One thing that probably caught Swift’s attention is the duo’s tight-knit and charmingly oddball chemistry, which they honed while playing together in high school. Before graduating, the pair had already recorded a large collection of albums (at least a dozen), some with 30 or more songs that reflected their offbeat humor in titles like “Electric Sun Machine” and “Catfood Dogfood.” They sounded like the work of “a bunch of little kids making music,” as Rado once described them to Pitchfork, but over time the band grew as musicians, finding ways to create intricately melodic, energetic and raw songs that are full of youthful swagger.
“Sam brings what I don’t have and I have what Sam doesn’t have,” explains Rado. “I’m a really technically good musician and Sam is like a genius as songwriter and lyricist. We bring those things to each other’s music.”
With many of their influences coming from the 1960s, a lot of their songs (and their esoteric titles) bring to mind bands like The Kinks. There’s also plenty of California-drenched psychedelic in their songs.

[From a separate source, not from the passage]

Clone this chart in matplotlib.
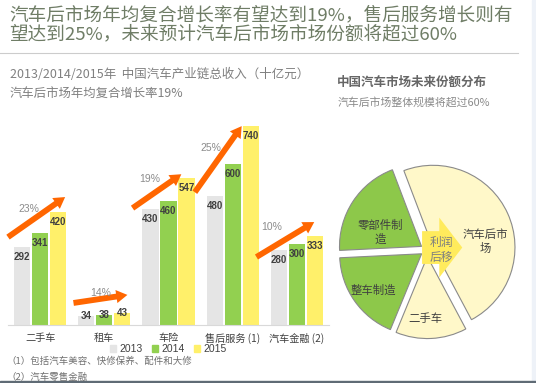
import matplotlib
matplotlib.use("Agg")
import matplotlib.pyplot as plt
from matplotlib.patches import Rectangle, FancyArrow
from matplotlib.lines import Line2D
import numpy as np

plt.rcParams['font.family'] = ['Noto Sans CJK SC', 'DejaVu Sans']

# revenue by segment, billion CNY
categories = ["二手车", "租车", "车险", "售后服务 (1)", "汽车金融 (2)"]
years = ["2013", "2014", "2015"]
rev_2013 = [292, 34, 430, 480, 280]
rev_2014 = [341, 38, 460, 600, 300]
rev_2015 = [420, 43, 547, 740, 333]
cagr_labels = ["23%", "14%", "19%", "25%", "10%"]

# trend arrows: x as offset from group centre, y in revenue units
arrow_x0 = [-0.50, -0.48, -0.56, -0.59, -0.63]
arrow_y0 = [327, 82, 435, 494, 253]
arrow_x1 = [0.39, 0.36, 0.20, 0.14, 0.27]
arrow_y1 = [476, 112, 561, 740, 383]
cagr_dx = [-0.17, -0.06, -0.30, -0.34, -0.39]
cagr_y = [431, 119, 543, 658, 364]

# future market share
share_labels = ["汽车后市\n场", "零部件制\n造", "整车制造", "二手车"]
share_values = [48, 20, 18, 14]
share_label_pos = [(0.71, 0.10), (-0.57, 0.22), (-0.66, -0.49), (-0.02, -0.84)]

bar_colors = ["#e5e5e5", "#92d050", "#fff06a"]
pie_colors = ["#fff8c9", "#8dc84a", "#8dc84a", "#fff8c9"]
orange = "#ff6600"

W, H = 536, 383
fig = plt.figure(figsize=(W / 100, H / 100), dpi=100)

def fx(px):
    return px / W

def fy(py):
    return 1 - py / H

# header
title_c = "#6f7d66"
fig.text(fx(9), fy(15), "汽车后市场年均复合增长率有望达到19%，售后服务增长则有",
         fontsize=13.4, color=title_c, va="center")
fig.text(fx(9), fy(34), "望达到25%，未来预计汽车后市场市场份额将超过60%",
         fontsize=13.4, color=title_c, va="center")
fig.add_artist(Line2D([0, fx(518)], [fy(53), fy(53)], color="#cccccc", lw=0.8))

fig.text(fx(10), fy(74), "2013/2014/2015年  中国汽车产业链总收入（十亿元）",
         fontsize=9, color="#808080", va="center")
fig.text(fx(10), fy(94), "汽车后市场年均复合增长率19%",
         fontsize=8.9, color="#808080", va="center")

# bar chart
ax = fig.add_axes([fx(8), fy(325), fx(329) - fx(8), fy(110) - fy(325)])
x = np.arange(len(categories))
width = 0.25
step = 0.28
series = [rev_2013, rev_2014, rev_2015]
for i, (vals, col, yr) in enumerate(zip(series, bar_colors, years)):
    xs = x + (i - 1) * step
    ax.bar(xs, vals, width=width, color=col, label=yr)
    for xi, v in zip(xs, vals):
        off = -7.2 if v >= 100 else 0
        ax.annotate(str(v), (xi, v), xytext=(0, off), textcoords="offset points",
                    ha="center", va="center", fontsize=7, fontweight="bold",
                    color="#404040", family="Liberation Sans")

for i in range(len(categories)):
    ax.annotate("", xy=(x[i] + arrow_x1[i], arrow_y1[i]),
                xytext=(x[i] + arrow_x0[i], arrow_y0[i]),
                arrowprops=dict(arrowstyle="simple,head_length=0.8,head_width=0.95,tail_width=0.42",
                                mutation_scale=10, color=orange, lw=0,
                                shrinkA=0, shrinkB=0))
    ax.text(x[i] + cagr_dx[i], cagr_y[i], cagr_labels[i], ha="center", va="center",
            fontsize=7.5, color="#8c8c8c", family="Liberation Sans")

ax.set_xlim(-0.5, 4.5)
ax.set_ylim(0, 800)
ax.set_xticks(x)
ax.set_xticklabels(categories, fontsize=7.3, color="#404040")
ax.tick_params(axis="x", length=0, pad=6)
ax.set_yticks([])
for s in ["top", "right", "left"]:
    ax.spines[s].set_visible(False)
ax.spines["bottom"].set_color("#d9d9d9")
ax.patch.set_alpha(0)

handles = [Rectangle((0, 0), 1, 1, color=c) for c in bar_colors]
fig.legend(handles, years, loc="center", bbox_to_anchor=(fx(168), fy(349)), ncol=3,
           frameon=False, handlelength=0.6, handleheight=0.6,
           handletextpad=0.3, columnspacing=0.9, labelcolor="#404040",
           prop={"family": "Liberation Sans", "size": 7.5})

fig.text(fx(6), fy(361), "（1）包括汽车美容、快修保养、配件和大修",
         fontsize=6.8, color="#707070", va="center")
fig.text(fx(6), fy(377), "（2）汽车零售金融",
         fontsize=6.8, color="#707070", va="center")

# pie chart
fig.text(fx(412), fy(82), "中国汽车市场未来份额分布", fontsize=9, fontweight="bold",
         color="#666666", ha="center", va="center")
fig.text(fx(414), fy(102), "汽车后市场整体规模将超过60%", fontsize=7.8,
         color="#8a8a8a", ha="center", va="center")

cx, cy, R = 427, 250, 82
half = 1.15 * R
ax2 = fig.add_axes([fx(cx - half), fy(cy + half), 2 * half / W, 2 * half / H])
ax2.pie(share_values, explode=[0.08] * len(share_values), startangle=-62,
        counterclock=True, colors=pie_colors,
        wedgeprops=dict(edgecolor="#8a8a8a", linewidth=0.8))
ax2.set_xlim(-1.15, 1.15)
ax2.set_ylim(-1.15, 1.15)
ax2.set_axis_off()
for lab, (px, py) in zip(share_labels, share_label_pos):
    ax2.text(px, py, lab, ha="center", va="center", fontsize=8.2, color="#404040",
             linespacing=1.3)
ax2.add_patch(FancyArrow(-0.06, 0.03, 0.49, 0, width=0.40, head_width=0.73,
                         head_length=0.28, length_includes_head=True,
                         color="#ffeb5c", lw=0))
ax2.text(0.18, 0.0, "利润\n后移", ha="center", va="center", fontsize=8.5,
         color="#7f7f7f", linespacing=1.3)

# frame decorations
fig.add_artist(Rectangle((fx(532), 0), fx(4), 1, color="#eef2f8",
                         transform=fig.transFigure, zorder=0))
fig.add_artist(Rectangle((0, 0), 1, 2.5 / H, color="#5f6b75",
                         transform=fig.transFigure))

fig.savefig("out.png", dpi=100)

“We’re really into that golden age of recording where recording became an instrument a little bit, where it started developing,” says Rado. “We just love that era of music and how adventurous it is. Not that we don’t like modern music. Some of my favorite bands are newer bands but I think that era of music is golden and untouchable.”
The pair have been on a relentless touring schedule but recently they took time to start writing their next album. Rado says they’ve recorded a few songs and it seems promising so far—promising enough that they may have enough material for a double album.
“It’s going to be a little darker,” says Rado. “I think 21st Century is kind of an optimistic record and this one is going to be a little more pessimistic. It’s going to be longer and probably more sparse. I can’t really say yet; it’s still developing. It’s going to be different for sure. I don’t know if all the people that liked our last one will like our next one.”
Foxygen headline the Turner Hall Ballroom on Sunday, July 28 with openers Twin Peaks at 7 p.m.